Tabular and combination formats
Tabular formats present data in rows and columns, suited to cost plans, schedules of condition and dilapidations claims. A combination format uses two or more approaches within a single document. Most complex surveying reports use a combination format because different elements of the information are best communicated in different ways.
Relevant RICS guidance and legislation
- RICS Rules of Conduct (effective 2 February 2022) — Rule 3 (Service) requires reports to be structured in a way that genuinely assists the client.
- RICS Red Book Global Standards (effective 31 January 2022) — sets mandatory format and content requirements for formal valuation reports.
- Civil Procedure Rules Part 35 — prescribes the format and content of expert witness reports used in civil litigation, including surveying evidence.
Ethics and Rules of Conduct angle
Rule 3 (Service) requires competent service: choosing an inappropriate format may prevent the client from making an informed decision. Rule 1 (Honesty and Integrity) requires that the format does not obscure material information. A report that buries a critical qualification, or uses a format difficult for the recipient to navigate, risks breaching both rules.
APC-style Q&As
Q (Level 1)Name three common formats for professional reports used by RICS surveyors and give one example of when each is appropriate.

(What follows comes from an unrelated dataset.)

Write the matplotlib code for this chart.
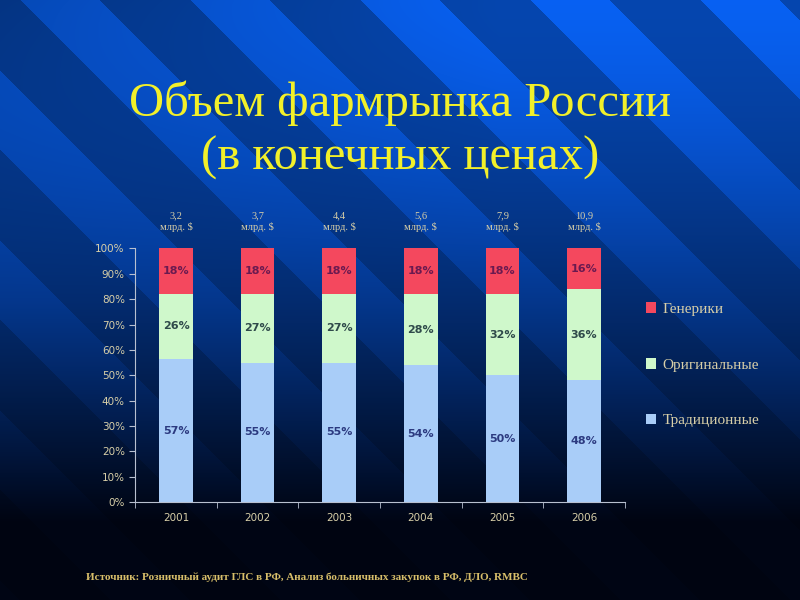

A letter format is appropriate for a short-form opinion on a straightforward matter, such as confirming a rental value for a rent review without formal dispute. A narrative format is appropriate for a building survey of a complex property where the client needs to understand the condition and risks in detail. A tabular format is appropriate for a schedule of dilapidations or a cost plan where the reader needs to compare individual line items.
Q (Level 1)What is a memorandum and when would a surveyor use one?
A memorandum is an internal written communication addressed to a named colleague or team, typically headed with To, From, Date and Subject lines. Surveyors use memoranda for internal project briefings, file notes recording advice given, and notes of telephone conversations or site visits. They are not normally used for external client communication but form an important part of the file record that evidences professional decision-making.
Q (Level 2)You are preparing a building survey report for a residential property. The client is a first-time buyer with no property background. What format do you adopt and how do you structure it?
(example) I adopted a narrative format with an executive summary at the start, followed by a section-by-section condition assessment using a traffic-light rating (satisfactory, requires attention, requires urgent attention). Each section explained the defect in plain English, its cause and the recommended action, with cost estimates for significant items. Photographs were embedded alongside relevant text rather than consolidated in an appendix, making the document immediately actionable for someone with no surveying background.
Q (Level 2)Why might you include an executive summary even when the client is technically experienced?
An executive summary makes key conclusions and material risks immediately accessible regardless of the reader's time constraints. Even technically experienced clients may need to present findings to a board that has not read the full report. The executive summary provides that tool and disciplines the surveyor to distil the most important findings concisely.
Q (Level 3)You are appointed as an expert witness in a dilapidations dispute. The solicitor asks you to produce a report. What format and content requirements apply and how do they differ from a standard client report?
An expert witness report must comply with Civil Procedure Rules Part 35 and the accompanying Practice Direction. The format is prescribed: the report must be addressed to the court (not the instructing party), contain a statement of truth, include details of the expert's qualifications and instructions, state the facts and assumptions underlying each opinion, and identify any material facts the expert has been unable to verify. The expert's overriding duty is to the court, not to the instructing party. This is fundamentally different from a standard client report, where the surveyor's duty of care runs to the client. The content must distinguish clearly between agreed facts, expert opinion and areas of uncertainty. In practice I would also include a Scott Schedule identifying each item in dispute, the parties' respective positions, and my independent assessment — a format well established in dilapidations litigation and consistent with Rule 1 of the RICS Rules of Conduct (Honesty and Integrity).